Work vs. Future sync primitives for Distributed Torch backends

This is a question related to the fundamental design of the internals of the Distributed Torch implementation.
To synchronize a distributed Torch execution, there are two ways, using the Work handles that each PG call returns, or the Future handle that can be derived from the Work one.
Why is that? Why not only relying on the Work handle (via work->wait())?
Also because, in the provided examples, those based on the C++ frontend seem to prefer this approach (work->wait()), while when using DDP from Python frontend, the internals are built upon the future concept, forcing anyone willing to implement a custom backend to support both, with the future implementation being quite intricate (also, why is it marked final?).
To me, these two try to serve the same purpose, creating a logic duplication, and creating confusion on when to use one over the other.
Is there a fundamental reason which brought to require the Future approach over the Work one, which seems to be the one first developed (since all PG calls return a Work object)?
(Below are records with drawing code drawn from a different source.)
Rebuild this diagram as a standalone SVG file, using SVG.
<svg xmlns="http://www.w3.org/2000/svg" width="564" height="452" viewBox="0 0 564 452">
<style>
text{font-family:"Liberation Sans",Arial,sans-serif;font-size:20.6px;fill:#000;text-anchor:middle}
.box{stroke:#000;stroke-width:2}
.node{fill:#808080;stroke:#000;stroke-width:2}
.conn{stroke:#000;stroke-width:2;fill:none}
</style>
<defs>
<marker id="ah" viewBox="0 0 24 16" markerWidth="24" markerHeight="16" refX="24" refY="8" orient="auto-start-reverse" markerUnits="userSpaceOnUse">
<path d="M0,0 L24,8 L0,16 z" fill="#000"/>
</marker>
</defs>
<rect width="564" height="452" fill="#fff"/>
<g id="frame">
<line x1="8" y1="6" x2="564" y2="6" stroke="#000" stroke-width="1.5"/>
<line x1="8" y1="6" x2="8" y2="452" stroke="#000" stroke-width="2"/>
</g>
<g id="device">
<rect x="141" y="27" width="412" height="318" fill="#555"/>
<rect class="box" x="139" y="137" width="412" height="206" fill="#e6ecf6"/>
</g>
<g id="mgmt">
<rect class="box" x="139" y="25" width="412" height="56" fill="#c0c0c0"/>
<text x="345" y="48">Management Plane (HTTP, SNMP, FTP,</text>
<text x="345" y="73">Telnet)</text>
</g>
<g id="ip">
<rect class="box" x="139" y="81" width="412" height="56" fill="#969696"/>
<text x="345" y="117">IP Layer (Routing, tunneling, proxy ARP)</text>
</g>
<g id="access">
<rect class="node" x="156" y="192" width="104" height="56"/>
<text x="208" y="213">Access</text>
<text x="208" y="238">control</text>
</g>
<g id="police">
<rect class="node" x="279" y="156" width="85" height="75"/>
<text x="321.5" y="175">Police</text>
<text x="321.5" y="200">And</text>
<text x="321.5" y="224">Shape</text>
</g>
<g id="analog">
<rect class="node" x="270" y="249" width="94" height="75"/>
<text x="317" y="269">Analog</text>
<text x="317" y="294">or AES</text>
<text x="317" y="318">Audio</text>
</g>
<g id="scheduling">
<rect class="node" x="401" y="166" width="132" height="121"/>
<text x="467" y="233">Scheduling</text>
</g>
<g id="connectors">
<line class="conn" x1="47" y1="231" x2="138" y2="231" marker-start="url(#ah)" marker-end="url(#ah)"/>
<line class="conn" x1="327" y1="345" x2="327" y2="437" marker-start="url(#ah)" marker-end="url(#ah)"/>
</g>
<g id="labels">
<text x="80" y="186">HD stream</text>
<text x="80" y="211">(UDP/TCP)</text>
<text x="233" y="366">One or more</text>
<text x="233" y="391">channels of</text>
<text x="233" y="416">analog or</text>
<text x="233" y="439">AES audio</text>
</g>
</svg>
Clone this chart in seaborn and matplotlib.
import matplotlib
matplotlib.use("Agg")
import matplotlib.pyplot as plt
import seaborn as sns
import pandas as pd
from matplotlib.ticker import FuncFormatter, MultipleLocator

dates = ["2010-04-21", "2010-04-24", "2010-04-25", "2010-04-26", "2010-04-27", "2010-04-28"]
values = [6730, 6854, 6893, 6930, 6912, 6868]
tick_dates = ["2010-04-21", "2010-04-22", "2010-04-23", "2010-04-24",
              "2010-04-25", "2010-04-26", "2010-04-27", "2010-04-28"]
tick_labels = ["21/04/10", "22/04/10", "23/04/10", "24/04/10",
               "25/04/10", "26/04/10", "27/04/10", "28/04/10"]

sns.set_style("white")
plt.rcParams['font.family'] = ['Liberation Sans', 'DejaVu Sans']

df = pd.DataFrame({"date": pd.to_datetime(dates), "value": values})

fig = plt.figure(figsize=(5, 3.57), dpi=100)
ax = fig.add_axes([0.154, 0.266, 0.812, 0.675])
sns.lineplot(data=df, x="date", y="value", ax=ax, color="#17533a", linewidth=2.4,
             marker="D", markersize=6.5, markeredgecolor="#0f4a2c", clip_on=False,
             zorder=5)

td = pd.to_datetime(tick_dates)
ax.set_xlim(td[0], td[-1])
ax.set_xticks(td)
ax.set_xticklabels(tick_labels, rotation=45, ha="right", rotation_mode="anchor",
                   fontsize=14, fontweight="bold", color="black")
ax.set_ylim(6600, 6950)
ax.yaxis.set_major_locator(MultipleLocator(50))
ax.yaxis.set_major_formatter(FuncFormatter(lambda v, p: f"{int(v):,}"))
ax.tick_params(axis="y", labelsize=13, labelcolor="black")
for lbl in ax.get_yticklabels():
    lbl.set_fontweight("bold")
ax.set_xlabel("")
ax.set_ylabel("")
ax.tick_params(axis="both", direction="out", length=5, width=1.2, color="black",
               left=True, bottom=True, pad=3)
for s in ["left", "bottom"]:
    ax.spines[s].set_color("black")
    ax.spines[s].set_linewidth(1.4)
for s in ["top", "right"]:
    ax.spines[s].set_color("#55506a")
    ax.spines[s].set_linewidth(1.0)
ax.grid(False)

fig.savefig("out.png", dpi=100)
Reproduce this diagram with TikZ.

Work is the one we use the most, and Future is only for the RPC feature currently.

I see.
I finally found a solution, which required extending the Future class.
Nonetheless, Work and Future are conceptually very similar, so why not just extending Work to support RPC instead of creating a separate Future class, as both have a .wait() method for example.
I guess that would have been much easier to handle and support.
Last, is this assuming that RPC is involved in DDP?